Клакеры во французских театрах: повелители сидят в партере. Гагакают для ближних, роняют газеты для галерочников.
Колотушка извещает о начале
6 ноября. Вечер некой мадам Шеню, посвященный Мюссе. Привычка евреек чмокать, понимание французского посредством всяких подходцев и сложностей анекдота, пока перед самым заключительным словом, покоящимся на руинах этого анекдота, французский на наших глазах не потухает, – может быть, мы слишком сильно все время напрягались, люди же, понимающие французский, уходят, не дожидаясь конца, потому что они уже достаточно услышали, другие услышали еще далеко недостаточно, акустика зала, более благосклонная к кашлянью в ложах, чем к слову выступающего; ужин у Рашели, она читает Расина: «Федра» с Мюссе, книга лежит между ними на столе, на котором, кстати, лежит всякая всячина. Консул Клодель, блеск его глаз заливает широкое лицо и с лица отсвечивает, он все время хочет попрощаться, по отдельности ему это удается, но в целом нет, ибо когда он прощается с одним, рядом уже стоит другой, а к нему опять присоединяется тот, с кем прощались. Над подмостками для доклада – галерея для оркестра. Мешают всякие шумы. Кельнеры из вестибюля, гости в комнатах, рояль, отдаленный струнный оркестр, громкие стуки, наконец, ссора, локализация которой доставляет большие трудности и потому привлекает внимание. В одной ложе дама с бриллиантами в серьгах, их блеск почти беспрерывно меняется. У кассы молодые, одетые в черное люди из какого-то французского кружка. Один из них приветствует с таким низким поклоном, что глаза его скользят по полу. При этом он широко улыбается. Но так он делает только перед девушками, мужчинам он сразу затем открыто смотрит в лицо со строго сомкнутым ртом, тем самым одновременно обозначая предыдущее приветствие как смешноватую, но обязательную церемонию.

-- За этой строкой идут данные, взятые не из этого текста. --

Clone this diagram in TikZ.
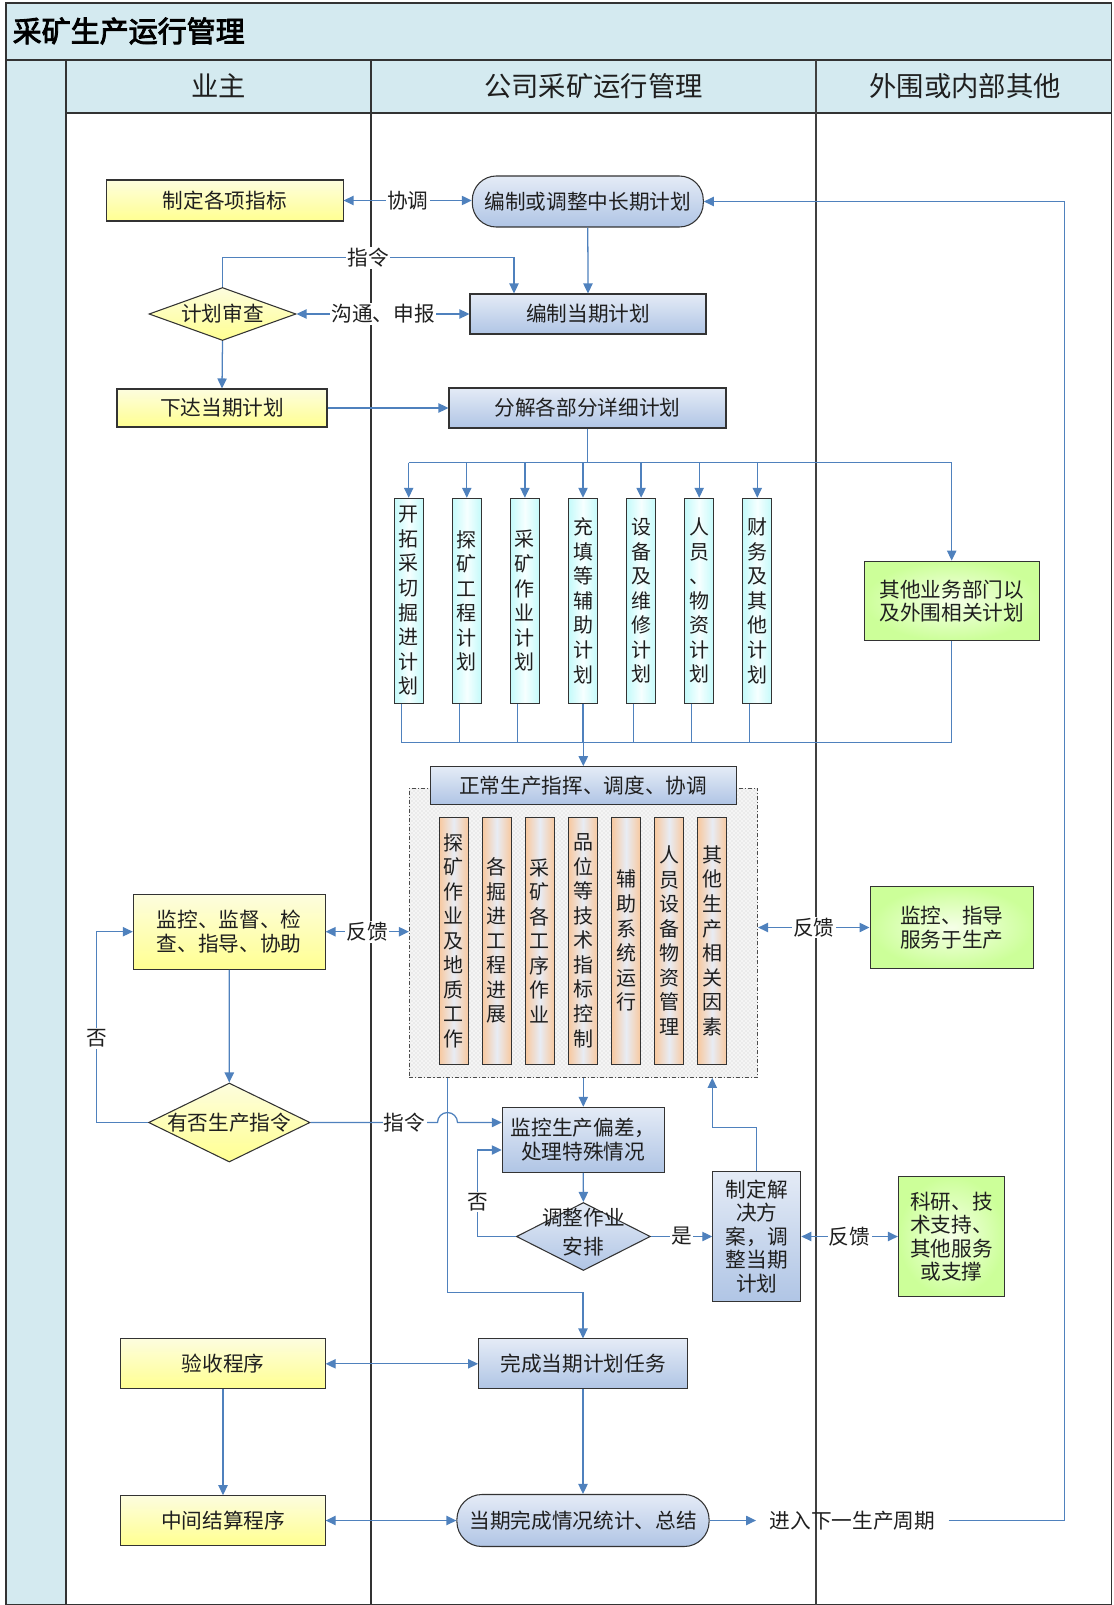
\documentclass[tikz,border=0pt]{standalone}
\usepackage{fontspec}
\setmainfont{Noto Sans CJK SC}
\newfontfamily\cjkb{Noto Sans CJK SC}[AutoFakeBold=3]
\usetikzlibrary{arrows.meta,shapes.geometric,patterns}
\newdimen\pxu \pxu=0.75pt
\definecolor{hdr}{RGB}{212,234,240}
\definecolor{linec}{RGB}{79,129,189}
\definecolor{yelT}{RGB}{253,253,222}
\definecolor{yelB}{RGB}{255,255,145}
\definecolor{bluT}{RGB}{228,235,246}
\definecolor{bluB}{RGB}{176,197,229}
\definecolor{grnI}{RGB}{246,255,232}
\definecolor{grnO}{RGB}{204,255,153}
\definecolor{cyE}{RGB}{196,250,250}
\definecolor{cyM}{RGB}{246,255,255}
\definecolor{orE}{RGB}{248,200,158}
\definecolor{orM}{RGB}{232,236,244}
\begin{document}
\begin{tikzpicture}[x=0.75pt,y=-0.75pt,
  every node/.style={font=\fontsize{15.5pt}{17.6pt}\selectfont, text=black!88},
  box/.style={draw=black!80, line width=0.8pt, inner sep=0pt, align=center},
  ybox/.style={box, top color=yelT, bottom color=yelB},
  bbox/.style={box, top color=bluT, bottom color=bluB},
  gbox/.style={box, inner color=grnI, outer color=grnO},
  cbox/.style={box, left color=cyE, right color=cyE, middle color=cyM,
    minimum width=29\pxu, minimum height=205\pxu, font=\fontsize{15pt}{18.4pt}\selectfont},
  obox/.style={box, left color=orE, right color=orE, middle color=orM,
    minimum width=29.3\pxu, minimum height=246.7\pxu, font=\fontsize{15pt}{18.4pt}\selectfont},
  ydia/.style={diamond, draw=black!80, line width=0.8pt, inner sep=0pt, top color=yelT, bottom color=yelB},
  bdia/.style={diamond, draw=black!80, line width=0.8pt, inner sep=0pt, top color=bluT, bottom color=bluB},
  conn/.style={draw=linec, line width=0.95pt},
  arr/.style={conn, -{Triangle[length=7.5pt,width=7pt]}},
  darr/.style={conn, {Triangle[length=7.5pt,width=7pt]}-{Triangle[length=7.5pt,width=7pt]}},
  lbl/.style={fill=white, inner sep=1pt},
  lane/.style={draw=black!80, line width=0.8pt}
]
\useasboundingbox (0,0) rectangle (1113,1605);
% frame and lanes
\fill[hdr] (6,3) rectangle (1111.5,113);
\fill[hdr] (6,60) rectangle (66,1604.5);
\draw[lane] (6,3) rectangle (1111.5,1604.5);
\draw[lane] (6,60) -- (1111.5,60);
\draw[lane] (66,113) -- (1111.5,113);
\draw[lane] (66,60) -- (66,1604.5);
\draw[lane] (371,60) -- (371,1604.5);
\draw[lane, line width=1.5pt, black!75] (816,60) -- (816,1604.5);
\node[anchor=west, font=\cjkb\bfseries\fontsize{21.75pt}{24pt}\selectfont, text=black] (title) at (8,31) {采矿生产运行管理};
\node[font=\fontsize{20.5pt}{24pt}\selectfont] (h1) at (218.5,86) {业主};
\node[font=\fontsize{20.5pt}{24pt}\selectfont] (h2) at (593.5,86) {公司采矿运行管理};
\node[font=\fontsize{20.5pt}{24pt}\selectfont] (h3) at (965,86) {外围或内部其他};

% nodes
\node[ybox, minimum width=236.5\pxu, minimum height=41\pxu] (n1) at (224.8,200.5) {制定各项指标};
\node[bbox, rounded corners=24\pxu, minimum width=231\pxu, minimum height=51\pxu] (t1) at (587.8,201.5) {编制或调整中长期计划};
\node[bbox, minimum width=236\pxu, minimum height=40\pxu] (n2) at (588,314) {编制当期计划};
\node[ydia, minimum width=147\pxu, minimum height=53\pxu] (d1) at (222.5,314) {};
\node (d1t) at (d1) {计划审查};
\node[ybox, minimum width=210\pxu, minimum height=38\pxu] (n3) at (222,408) {下达当期计划};
\node[bbox, minimum width=277\pxu, minimum height=40\pxu] (n4) at (587.5,408) {分解各部分详细计划};

\node[cbox] (c1) at (408.7,600.8) {开\\拓\\采\\切\\掘\\进\\计\\划};
\node[cbox] (c2) at (466.8,600.8) {探\\矿\\工\\程\\计\\划};
\node[cbox] (c3) at (524.9,600.8) {采\\矿\\作\\业\\计\\划};
\node[cbox] (c4) at (583.0,600.8) {充\\填\\等\\辅\\助\\计\\划};
\node[cbox] (c5) at (641.1,600.8) {设\\备\\及\\维\\修\\计\\划};
\node[cbox] (c6) at (699.2,600.8) {人\\员\\、\\物\\资\\计\\划};
\node[cbox] (c7) at (757.3,600.8) {财\\务\\及\\其\\他\\计\\划};
\node[gbox, minimum width=175.3\pxu, minimum height=79.7\pxu] (g1) at (951.7,601) {其他业务部门以\\及外围相关计划};

\node[draw=black!70, line width=0.6pt, dash pattern=on 3pt off 1.5pt on 0.8pt off 1.5pt,
  preaction={fill=gray!8}, pattern=crosshatch dots, pattern color=gray!40,
  minimum width=348.4\pxu, minimum height=289.2\pxu, inner sep=0pt] (zone) at (583.5,932.9) {};
\node[bbox, minimum width=306\pxu, minimum height=37.6\pxu] (n5) at (583.3,785.5) {正常生产指挥、调度、协调};
\node[obox] (o1) at (453.7,940.7) {探\\矿\\作\\业\\及\\地\\质\\工\\作};
\node[obox] (o2) at (496.8,940.7) {各\\掘\\进\\工\\程\\进\\展};
\node[obox] (o3) at (539.9,940.7) {采\\矿\\各\\工\\序\\作\\业};
\node[obox] (o4) at (583.0,940.7) {品\\位\\等\\技\\术\\指\\标\\控\\制};
\node[obox] (o5) at (626.1,940.7) {辅\\助\\系\\统\\运\\行};
\node[obox] (o6) at (669.2,940.7) {人\\员\\设\\备\\物\\资\\管\\理};
\node[obox] (o7) at (712.3,940.7) {其\\他\\生\\产\\相\\关\\因\\素};

\node[ybox, minimum width=191.7\pxu, minimum height=75.3\pxu] (y1) at (229.2,931.7) {监控、监督、检\\查、指导、协助};
\node[ydia, minimum width=161.5\pxu, minimum height=79\pxu] (d2) at (229.3,1122.5) {};
\node (d2t) at (d2) {有否生产指令};
\node[gbox, minimum width=163.3\pxu, minimum height=81.6\pxu] (g3) at (951.7,927.5) {监控、指导\\服务于生产};
\node[bbox, minimum width=162\pxu, minimum height=65\pxu] (n6) at (583.3,1139.8) {监控生产偏差，\\处理特殊情况};
\node[bdia, minimum width=134\pxu, minimum height=68\pxu] (d3) at (583.4,1236.5) {};
\node[font=\fontsize{15.5pt}{22pt}\selectfont, align=center] (d3t) at (583.4,1232) {调整作业\\安排};
\node[bbox, minimum width=88\pxu, minimum height=130.7\pxu] (n7) at (756.8,1236.5) {制定解\\决方\\案，调\\整当期\\计划};
\node[gbox, minimum width=106\pxu, minimum height=120\pxu] (g2) at (951.4,1236.5) {科研、技\\术支持、\\其他服务\\或支撑};
\node[bbox, minimum width=208.8\pxu, minimum height=49.7\pxu] (n8) at (583,1363.8) {完成当期计划任务};
\node[ybox, minimum width=204.2\pxu, minimum height=49.7\pxu] (y2) at (223,1363.8) {验收程序};
\node[ybox, minimum width=204.2\pxu, minimum height=49.6\pxu] (y3) at (223,1520.5) {中间结算程序};
\node[bbox, rounded corners=25\pxu, minimum width=252.2\pxu, minimum height=52\pxu] (t2) at (583,1520.5) {当期完成情况统计、总结};
\node[inner xsep=13.4\pxu, inner ysep=2pt] (lbl) at (852.4,1520.5) {进入下一生产周期};

% connectors
\draw[darr] (n1.east) -- node[lbl]{协调} (n1.east -| t1.west);
\draw[arr] (t1.south) -- (n2.north);
\coordinate (zl) at (514,257.7);
\draw[arr] (d1.north) |- node[lbl,pos=0.75]{指令} (zl) -- (zl |- n2.north);
\draw[darr] (d1.east) -- node[lbl]{沟通、申报} (n2.west);
\draw[arr] (d1.south) -- (n3.north);
\draw[arr] (n3.east) -- (n4.west);
\coordinate (bt) at (0,462.7);
\draw[conn] (n4.south) -- (n4.south |- bt);
\draw[conn] (c1.north |- bt) -- (g1.north |- bt);
\foreach \n in {c1,c2,c3,c4,c5,c6,c7,g1} \draw[arr] (\n.north |- bt) -- (\n.north);
\coordinate (bb) at (0,742.3);
\foreach \n in {c1,c2,c3,c5,c6,c7} {
  \coordinate (\n b) at ([xshift=-7.5\pxu]\n.south);
  \draw[conn] (\n b) -- (\n b |- bb);
}
\draw[conn] (c4.south) -- (c4.south |- bb);
\draw[conn] (c1b |- bb) -- (g1.south |- bb) -- (g1.south);
\draw[arr] (n5.north |- bb) -- (n5.north);

\draw[darr] (y1.east) -- node[lbl]{反馈} (y1.east -| zone.west);
\draw[darr] (zone.east |- g3.west) -- node[lbl]{反馈} (g3.west);
\draw[arr] (y1.south) -- (d2.north);
\coordinate (fx) at (96.7,0);
\draw[arr] (d2.west) -| node[lbl,pos=0.72]{否} (fx |- y1.west) -- (y1.west);
\coordinate (hopL) at (437.5,1122.5);
\draw[arr] (d2.east) -- node[lbl,pos=0.74]{指令} (hopL) arc (180:360:10) -- (n6.west |- hopL);
\coordinate (vx) at (447.5,1292.7);
\draw[arr] (vx |- zone.south) -- (vx) -| (n8.north);
\draw[arr] (n6.north |- zone.south) -- (n6.north);
\draw[arr] (n6.south) -- (d3.north);
\coordinate (nx2) at (477.4,1150);
\draw[arr] (d3.west) -| node[lbl,pos=0.7]{否} (nx2) -- (nx2 -| n6.west);
\draw[arr] (d3.east) -- node[lbl]{是} (n7.west);
\coordinate (ux) at (712.3,1127.7);
\draw[arr] (n7.north) |- (ux) -- (ux |- zone.south);
\draw[darr] (n7.east) -- node[lbl]{反馈} (g2.west);
\draw[darr] (y2.east) -- (n8.west);
\draw[arr] (y2.south) -- (y3.north);
\draw[arr] (n8.south) -- (t2.north);
\draw[darr] (y3.east) -- (t2.west);
\draw[arr] (t2.east) -- (lbl.west);
\coordinate (rx) at (1064.8,0);
\draw[arr] (lbl.east) -- (rx |- lbl.east) |- (t1.east);
\end{tikzpicture}
\end{document}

7 ноября. Доклад Виглера о Геббеле. Сидит на сцене с декорациями современной комнаты, словно из какой-нибудь двери выскочит его возлюбленная, чтобы начать наконец пьесу. Нет, он делает доклад. Голодание Геббеля. Сложное отношение к Элизе Ленсинг. В школе у него учительницей старая дева, она курит, сморкается, бьет, а послушных одаривает изюмом. Он всюду ездит (Гейдельберг, Мюнхен, Париж) без определенной цели. Сперва он служка у церковного смотрителя, спит под лестницей в одной кровати с кучером.